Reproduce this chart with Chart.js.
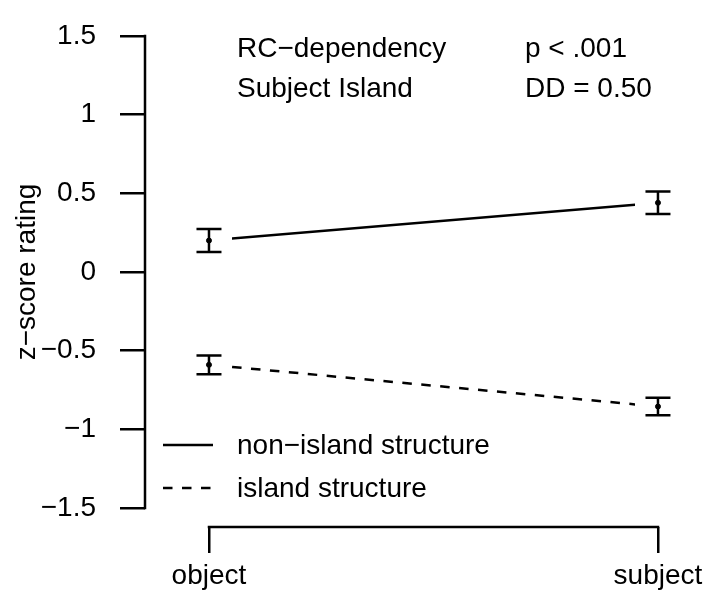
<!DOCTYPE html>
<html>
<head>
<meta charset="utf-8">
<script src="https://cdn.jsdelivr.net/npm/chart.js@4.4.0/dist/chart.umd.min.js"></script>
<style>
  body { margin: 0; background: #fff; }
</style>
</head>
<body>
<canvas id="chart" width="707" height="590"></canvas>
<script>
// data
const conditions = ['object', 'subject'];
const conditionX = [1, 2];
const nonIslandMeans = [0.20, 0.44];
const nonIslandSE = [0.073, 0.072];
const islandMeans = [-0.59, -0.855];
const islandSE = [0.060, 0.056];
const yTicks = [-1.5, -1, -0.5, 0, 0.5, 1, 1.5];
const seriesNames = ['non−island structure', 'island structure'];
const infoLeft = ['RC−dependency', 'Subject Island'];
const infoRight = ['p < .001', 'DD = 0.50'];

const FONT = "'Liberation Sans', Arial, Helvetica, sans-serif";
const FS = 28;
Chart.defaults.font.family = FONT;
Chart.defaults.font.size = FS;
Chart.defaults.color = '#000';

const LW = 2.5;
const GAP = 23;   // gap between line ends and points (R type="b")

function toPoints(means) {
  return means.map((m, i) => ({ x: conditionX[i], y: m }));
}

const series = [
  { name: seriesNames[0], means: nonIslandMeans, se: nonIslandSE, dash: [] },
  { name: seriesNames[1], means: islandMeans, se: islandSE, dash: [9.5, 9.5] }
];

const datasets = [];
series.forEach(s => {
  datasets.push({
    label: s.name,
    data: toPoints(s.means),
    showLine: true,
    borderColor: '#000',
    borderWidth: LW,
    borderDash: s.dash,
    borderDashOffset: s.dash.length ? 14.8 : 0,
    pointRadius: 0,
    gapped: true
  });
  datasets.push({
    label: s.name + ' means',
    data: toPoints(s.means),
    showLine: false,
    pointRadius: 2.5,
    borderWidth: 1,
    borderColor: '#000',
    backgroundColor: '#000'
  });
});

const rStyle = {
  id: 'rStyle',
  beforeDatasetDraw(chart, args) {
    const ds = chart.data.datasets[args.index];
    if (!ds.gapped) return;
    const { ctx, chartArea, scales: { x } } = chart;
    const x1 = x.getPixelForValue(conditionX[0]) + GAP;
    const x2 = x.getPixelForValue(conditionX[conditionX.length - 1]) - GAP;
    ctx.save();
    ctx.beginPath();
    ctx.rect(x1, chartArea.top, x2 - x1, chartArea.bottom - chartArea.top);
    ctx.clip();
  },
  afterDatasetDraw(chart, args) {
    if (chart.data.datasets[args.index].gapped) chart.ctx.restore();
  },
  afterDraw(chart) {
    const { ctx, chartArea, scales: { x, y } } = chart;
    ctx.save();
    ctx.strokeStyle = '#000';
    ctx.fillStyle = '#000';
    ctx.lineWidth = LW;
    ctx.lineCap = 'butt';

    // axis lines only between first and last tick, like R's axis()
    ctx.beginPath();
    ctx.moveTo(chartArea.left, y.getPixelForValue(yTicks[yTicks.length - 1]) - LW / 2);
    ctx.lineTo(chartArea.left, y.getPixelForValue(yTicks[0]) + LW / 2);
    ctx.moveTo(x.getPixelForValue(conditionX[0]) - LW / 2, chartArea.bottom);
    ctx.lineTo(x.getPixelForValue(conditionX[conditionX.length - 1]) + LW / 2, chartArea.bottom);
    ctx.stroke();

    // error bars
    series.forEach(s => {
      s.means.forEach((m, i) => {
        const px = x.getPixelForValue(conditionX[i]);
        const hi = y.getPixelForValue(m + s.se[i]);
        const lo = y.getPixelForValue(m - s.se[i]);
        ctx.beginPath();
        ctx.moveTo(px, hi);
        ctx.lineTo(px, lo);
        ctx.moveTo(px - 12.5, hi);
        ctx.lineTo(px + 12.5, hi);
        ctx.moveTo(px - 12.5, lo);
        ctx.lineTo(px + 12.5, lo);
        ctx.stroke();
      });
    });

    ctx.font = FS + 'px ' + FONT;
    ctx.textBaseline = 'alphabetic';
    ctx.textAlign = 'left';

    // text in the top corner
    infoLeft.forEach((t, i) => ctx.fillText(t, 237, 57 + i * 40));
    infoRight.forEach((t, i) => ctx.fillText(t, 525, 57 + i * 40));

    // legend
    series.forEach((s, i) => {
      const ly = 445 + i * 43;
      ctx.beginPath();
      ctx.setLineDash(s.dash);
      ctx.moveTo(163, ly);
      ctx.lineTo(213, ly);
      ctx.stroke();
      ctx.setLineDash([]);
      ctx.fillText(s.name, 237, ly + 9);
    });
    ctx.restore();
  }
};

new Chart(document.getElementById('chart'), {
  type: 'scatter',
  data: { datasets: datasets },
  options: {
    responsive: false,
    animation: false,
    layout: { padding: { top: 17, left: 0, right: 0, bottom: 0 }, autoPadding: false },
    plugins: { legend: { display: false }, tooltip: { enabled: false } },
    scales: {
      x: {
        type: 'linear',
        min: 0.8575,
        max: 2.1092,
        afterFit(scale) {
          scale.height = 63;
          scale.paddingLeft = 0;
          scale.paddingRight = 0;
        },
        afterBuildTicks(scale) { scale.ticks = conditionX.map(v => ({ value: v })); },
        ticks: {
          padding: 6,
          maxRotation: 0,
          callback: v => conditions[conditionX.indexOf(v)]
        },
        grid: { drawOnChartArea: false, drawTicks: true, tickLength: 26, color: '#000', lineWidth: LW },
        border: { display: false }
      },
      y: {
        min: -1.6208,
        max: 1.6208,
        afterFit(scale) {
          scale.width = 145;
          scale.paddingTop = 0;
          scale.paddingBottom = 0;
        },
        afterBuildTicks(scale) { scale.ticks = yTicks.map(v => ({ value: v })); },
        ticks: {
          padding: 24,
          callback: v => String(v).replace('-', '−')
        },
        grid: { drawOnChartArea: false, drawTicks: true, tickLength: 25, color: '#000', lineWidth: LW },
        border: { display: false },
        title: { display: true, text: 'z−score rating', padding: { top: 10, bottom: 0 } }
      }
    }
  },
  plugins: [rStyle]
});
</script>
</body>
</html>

· · ·

▸ WORK REQUIRED
Repeat the data exactly, without the pictures.

▸ THE SOLUTION
Reproduce this chart with Chart.js.
<!DOCTYPE html>
<html>
<head>
<meta charset="utf-8">
<script src="https://cdn.jsdelivr.net/npm/chart.js@4.4.0/dist/chart.umd.min.js"></script>
<style>
  body { margin: 0; background: #fff; }
</style>
</head>
<body>
<canvas id="chart" width="707" height="590"></canvas>
<script>
// data
const conditions = ['object', 'subject'];
const conditionX = [1, 2];
const nonIslandMeans = [0.20, 0.44];
const nonIslandSE = [0.073, 0.072];
const islandMeans = [-0.59, -0.855];
const islandSE = [0.060, 0.056];
const yTicks = [-1.5, -1, -0.5, 0, 0.5, 1, 1.5];
const seriesNames = ['non−island structure', 'island structure'];
const infoLeft = ['RC−dependency', 'Subject Island'];
const infoRight = ['p < .001', 'DD = 0.50'];

const FONT = "'Liberation Sans', Arial, Helvetica, sans-serif";
const FS = 28;
Chart.defaults.font.family = FONT;
Chart.defaults.font.size = FS;
Chart.defaults.color = '#000';

const LW = 2.5;
const GAP = 23;   // gap between line ends and points (R type="b")

function toPoints(means) {
  return means.map((m, i) => ({ x: conditionX[i], y: m }));
}

const series = [
  { name: seriesNames[0], means: nonIslandMeans, se: nonIslandSE, dash: [] },
  { name: seriesNames[1], means: islandMeans, se: islandSE, dash: [9.5, 9.5] }
];

const datasets = [];
series.forEach(s => {
  datasets.push({
    label: s.name,
    data: toPoints(s.means),
    showLine: true,
    borderColor: '#000',
    borderWidth: LW,
    borderDash: s.dash,
    borderDashOffset: s.dash.length ? 14.8 : 0,
    pointRadius: 0,
    gapped: true
  });
  datasets.push({
    label: s.name + ' means',
    data: toPoints(s.means),
    showLine: false,
    pointRadius: 2.5,
    borderWidth: 1,
    borderColor: '#000',
    backgroundColor: '#000'
  });
});

const rStyle = {
  id: 'rStyle',
  beforeDatasetDraw(chart, args) {
    const ds = chart.data.datasets[args.index];
    if (!ds.gapped) return;
    const { ctx, chartArea, scales: { x } } = chart;
    const x1 = x.getPixelForValue(conditionX[0]) + GAP;
    const x2 = x.getPixelForValue(conditionX[conditionX.length - 1]) - GAP;
    ctx.save();
    ctx.beginPath();
    ctx.rect(x1, chartArea.top, x2 - x1, chartArea.bottom - chartArea.top);
    ctx.clip();
  },
  afterDatasetDraw(chart, args) {
    if (chart.data.datasets[args.index].gapped) chart.ctx.restore();
  },
  afterDraw(chart) {
    const { ctx, chartArea, scales: { x, y } } = chart;
    ctx.save();
    ctx.strokeStyle = '#000';
    ctx.fillStyle = '#000';
    ctx.lineWidth = LW;
    ctx.lineCap = 'butt';

    // axis lines only between first and last tick, like R's axis()
    ctx.beginPath();
    ctx.moveTo(chartArea.left, y.getPixelForValue(yTicks[yTicks.length - 1]) - LW / 2);
    ctx.lineTo(chartArea.left, y.getPixelForValue(yTicks[0]) + LW / 2);
    ctx.moveTo(x.getPixelForValue(conditionX[0]) - LW / 2, chartArea.bottom);
    ctx.lineTo(x.getPixelForValue(conditionX[conditionX.length - 1]) + LW / 2, chartArea.bottom);
    ctx.stroke();

    // error bars
    series.forEach(s => {
      s.means.forEach((m, i) => {
        const px = x.getPixelForValue(conditionX[i]);
        const hi = y.getPixelForValue(m + s.se[i]);
        const lo = y.getPixelForValue(m - s.se[i]);
        ctx.beginPath();
        ctx.moveTo(px, hi);
        ctx.lineTo(px, lo);
        ctx.moveTo(px - 12.5, hi);
        ctx.lineTo(px + 12.5, hi);
        ctx.moveTo(px - 12.5, lo);
        ctx.lineTo(px + 12.5, lo);
        ctx.stroke();
      });
    });

    ctx.font = FS + 'px ' + FONT;
    ctx.textBaseline = 'alphabetic';
    ctx.textAlign = 'left';

    // text in the top corner
    infoLeft.forEach((t, i) => ctx.fillText(t, 237, 57 + i * 40));
    infoRight.forEach((t, i) => ctx.fillText(t, 525, 57 + i * 40));

    // legend
    series.forEach((s, i) => {
      const ly = 445 + i * 43;
      ctx.beginPath();
      ctx.setLineDash(s.dash);
      ctx.moveTo(163, ly);
      ctx.lineTo(213, ly);
      ctx.stroke();
      ctx.setLineDash([]);
      ctx.fillText(s.name, 237, ly + 9);
    });
    ctx.restore();
  }
};

new Chart(document.getElementById('chart'), {
  type: 'scatter',
  data: { datasets: datasets },
  options: {
    responsive: false,
    animation: false,
    layout: { padding: { top: 17, left: 0, right: 0, bottom: 0 }, autoPadding: false },
    plugins: { legend: { display: false }, tooltip: { enabled: false } },
    scales: {
      x: {
        type: 'linear',
        min: 0.8575,
        max: 2.1092,
        afterFit(scale) {
          scale.height = 63;
          scale.paddingLeft = 0;
          scale.paddingRight = 0;
        },
        afterBuildTicks(scale) { scale.ticks = conditionX.map(v => ({ value: v })); },
        ticks: {
          padding: 6,
          maxRotation: 0,
          callback: v => conditions[conditionX.indexOf(v)]
        },
        grid: { drawOnChartArea: false, drawTicks: true, tickLength: 26, color: '#000', lineWidth: LW },
        border: { display: false }
      },
      y: {
        min: -1.6208,
        max: 1.6208,
        afterFit(scale) {
          scale.width = 145;
          scale.paddingTop = 0;
          scale.paddingBottom = 0;
        },
        afterBuildTicks(scale) { scale.ticks = yTicks.map(v => ({ value: v })); },
        ticks: {
          padding: 24,
          callback: v => String(v).replace('-', '−')
        },
        grid: { drawOnChartArea: false, drawTicks: true, tickLength: 25, color: '#000', lineWidth: LW },
        border: { display: false },
        title: { display: true, text: 'z−score rating', padding: { top: 10, bottom: 0 } }
      }
    }
  },
  plugins: [rStyle]
});
</script>
</body>
</html>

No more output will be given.